Containment Culture in “The Night Of”

HBO’s “The Night Of” unfolds the life of the protagonist Nasir (Naz) Khan, a Pakistani-American college student living in New York City post-9/11. The mini series explores one crime through various angles. In the opening episode, Naz borrows his father’s taxi to go to a party in the city. A beautiful woman, Andrea, enters his vehicle, and the night is soon filled with sex and drugs. The next morning, Naz wakes up to find Andrea stabbed to death, and he cannot remember what happened. He leaves the scene and is later arrested—the police discover a bloody knife matching the murder weapon inside Naz’s jacket and witnesses identify him. Naz is sent to manhattan Central Booking and then to Rikers Island jail.

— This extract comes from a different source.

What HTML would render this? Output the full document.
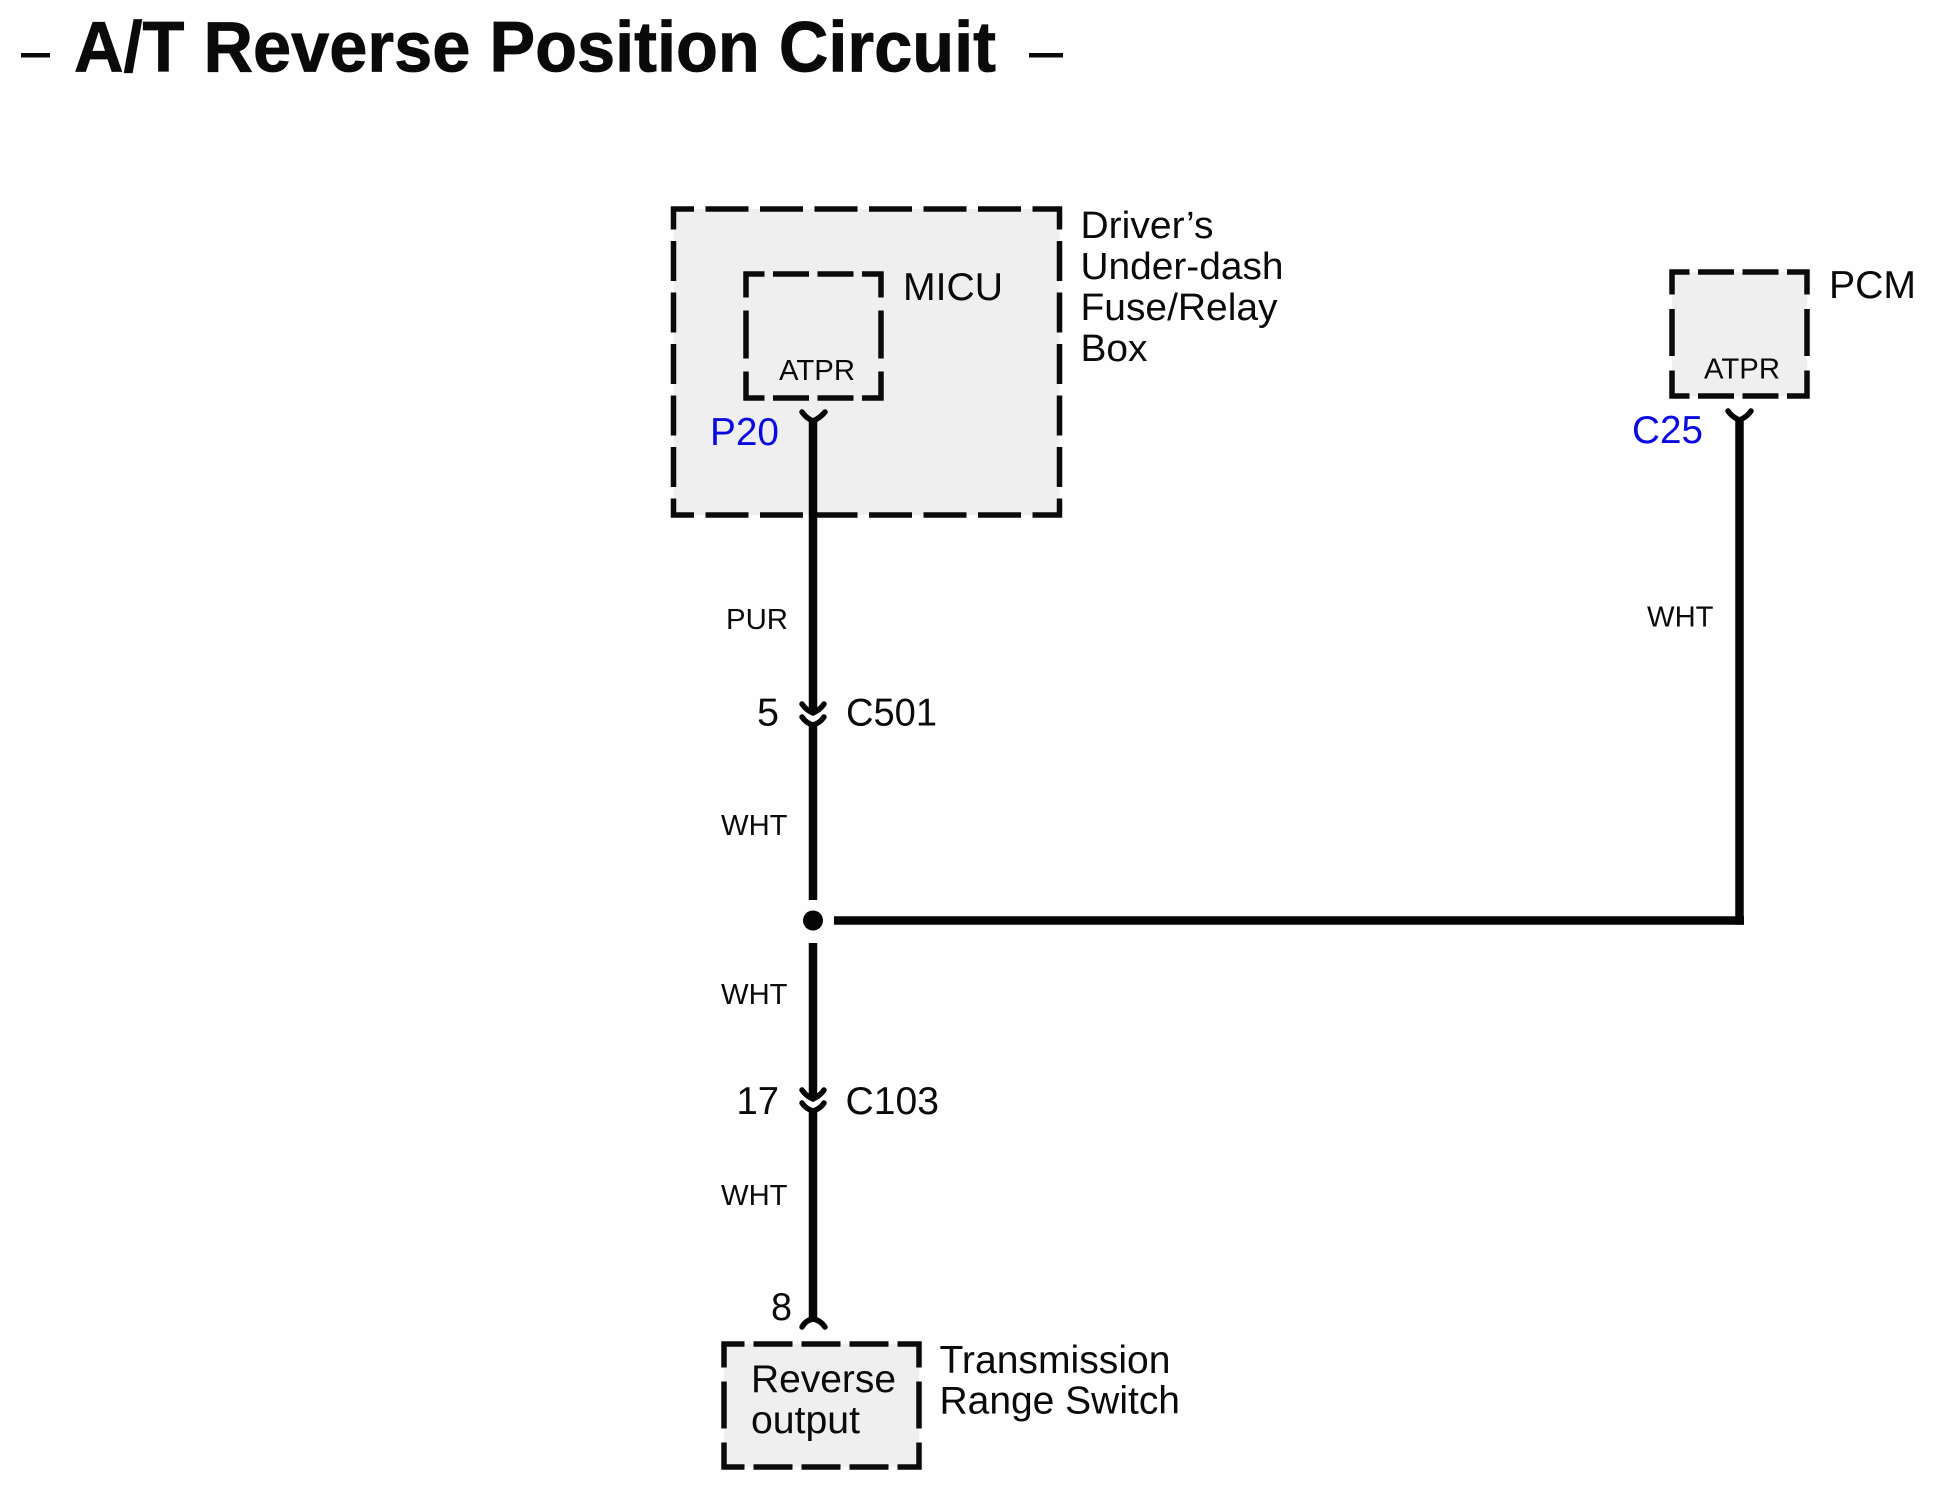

Naz, a “good boy” from a middle-class family, is soon immersed in a place filled with rape, beatings, knifings, and drug smuggling. The character is changed by his experiences: he eventually begins to lift weights, shaves his head, gets “SIN” and “BAD” tattooed on his fingers, and partakes in drug smuggling and prison beatings. Even though Naz is eventually released, he is forever changed. The transformation of Naz’s character due to imprisonment elucidates the fault in the criminal justice system, America’s way of “containing” the “dangerous” population. It depicts the ways prison can, in fact, make inhabitants more violent and dangerous than they were before entering the system.

Naz’s experience also demonstrates post-9/11 prejudices. In and out of prison, he receives Islamophobic slurs, and his family also experiences similar struggles. His father loses his cab because of Naz’s case and is treated by previous friends and other community members with hostility. Even after Naz is released, strangers and previous friends stare at Naz intimidatingly, and he is unable to escape Islamophobia.

The show’s exploration of the criminal justice system and Islamophobia relates to the nuclear gaze found in both post Cold War and post 9/11 culture. The gaze resulted from constant fear of a nuclear holocaust after the Cold War or, in this case, another terrorist attack after 9/11. Many Americans feared anyone who deviated from the norm, thus creating a distinction between the “Other” and “Same” and “dangerous” and “non-dangerous” activity. Naz is classified as the “Other” because he is Pakistani and is thus frequently considered “dangerous.” In order to control increased danger, containment is used to place the “Other” in separate groups. In this case, the “Other” is placed in a prison, in an effort to isolate “dangerous” people from a “safe” society. However, containment of an already stereotyped individual perpetuates the stereotype of the race, exemplified by the fact that Naz leaves prison more violent and aggressive than before. When races are contained in high profile ways, the result is increased racism and paranoia.